Implantable LED device uses light to treat deep-seated cancers

10 Jul 2024
Implantable LED device uses light to treat deep-seated cancers

Certain types of light have proven to be an effective, minimally invasive treatment for cancers located on or near the skin when combined with a light-activated drug.

But deep-seated cancers, surrounded by tissue, blood and bone, have been beyond the reach of light’s therapeutic effects.

To bring light’s benefits to these harder-to-access cancers, engineers and scientists at the University of Notre Dame have devised a wireless LED device that can be implanted.

This device, when combined with a light-sensitive dye, not only destroys cancer cells, but also mobilises the immune system’s cancer-targeting response.
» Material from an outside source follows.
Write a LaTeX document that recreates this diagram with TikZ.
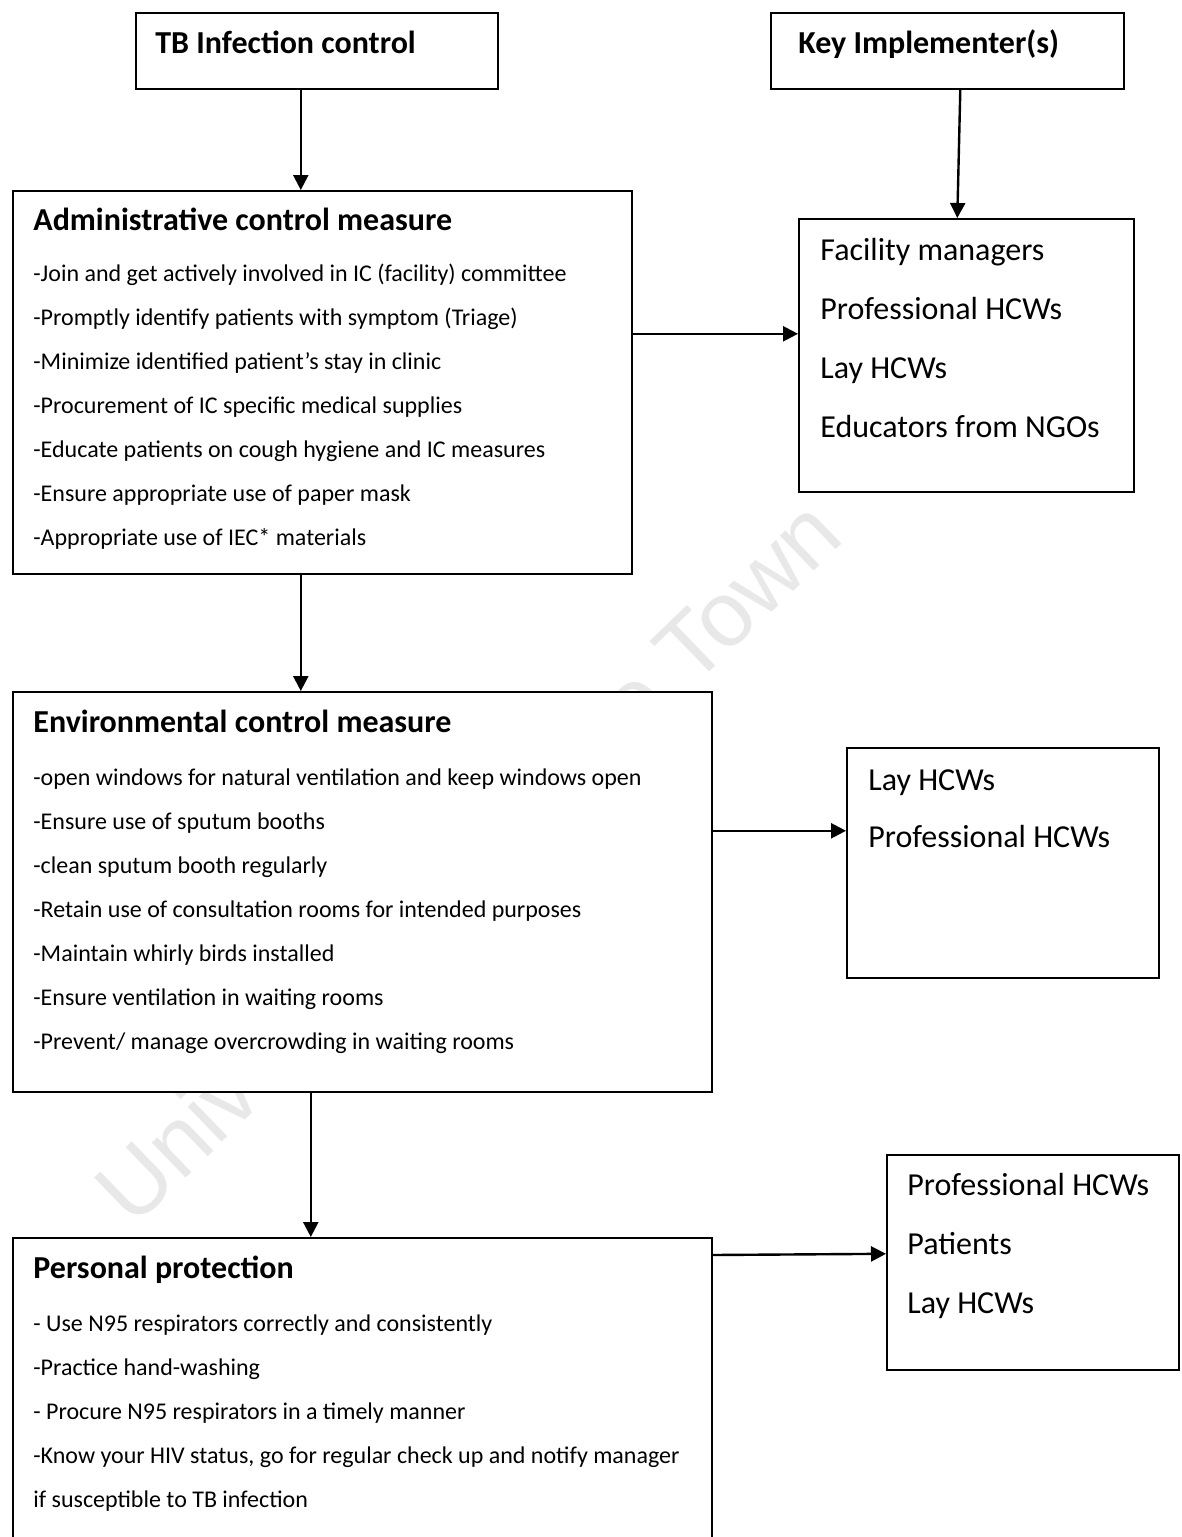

The research was published in Photodiagnosis and Photodynamic Therapy.

“Certain colors of light penetrate tissue deeper than other ones,” said Thomas O’Sullivan, associate professor of electrical engineering and co-author on the paper.

“It turns out that the kind of light — in this case green — that doesn’t penetrate as deeply has the capability of producing a more robust response against the cancer cells.”

Before the light can be effective in destroying cancer cells, a dye with light-absorbing molecules must be administered to the cells.

The device turns on, the dye transfers the light into energy and that energy makes the cells’ own oxygen toxic — in effect, turning the cancer cells against themselves.

While other treatments also weaponise the cells’ own oxygen, this device causes a particularly serendipitous form of cell death.

“Working together, biochemistry graduate student Hailey Sanders and electrical engineering graduate student SungHoon Rho perceptively noted that the treated cells were swelling, which is the hallmark of a kind of cell death, pyroptosis, that’s particularly good at triggering the immune response,” said Bradley Smith, the Emil T. Hofman Professor of Science and co-author on the paper.

“Our goal is to induce just a little bit of pyroptotic cell death, which will then trigger the immune system to start attacking the cancer.”

In future studies, the device will be used in mice to see whether the cancer-killing response initiated in one tumour will prompt the immune system to identify and attack another cancerous tumour on its own.

O’Sullivan noted that the device, which is the size of a grain of rice, can be injected directly into a cancerous tumour and activated remotely by an external antenna.

The goal is to use the device not only to deliver treatment but also to monitor the tumour's response, adjusting signal strength and timing as needed.

This research was one of four projects funded by the first Seed Transformative Interdisciplinary Research (STIR) grants. Initiated in 2023 by the Notre Dame College of Science and College of Engineering, these grants are designed to jump-start science and engineering research projects in human health, the environment and information technologies.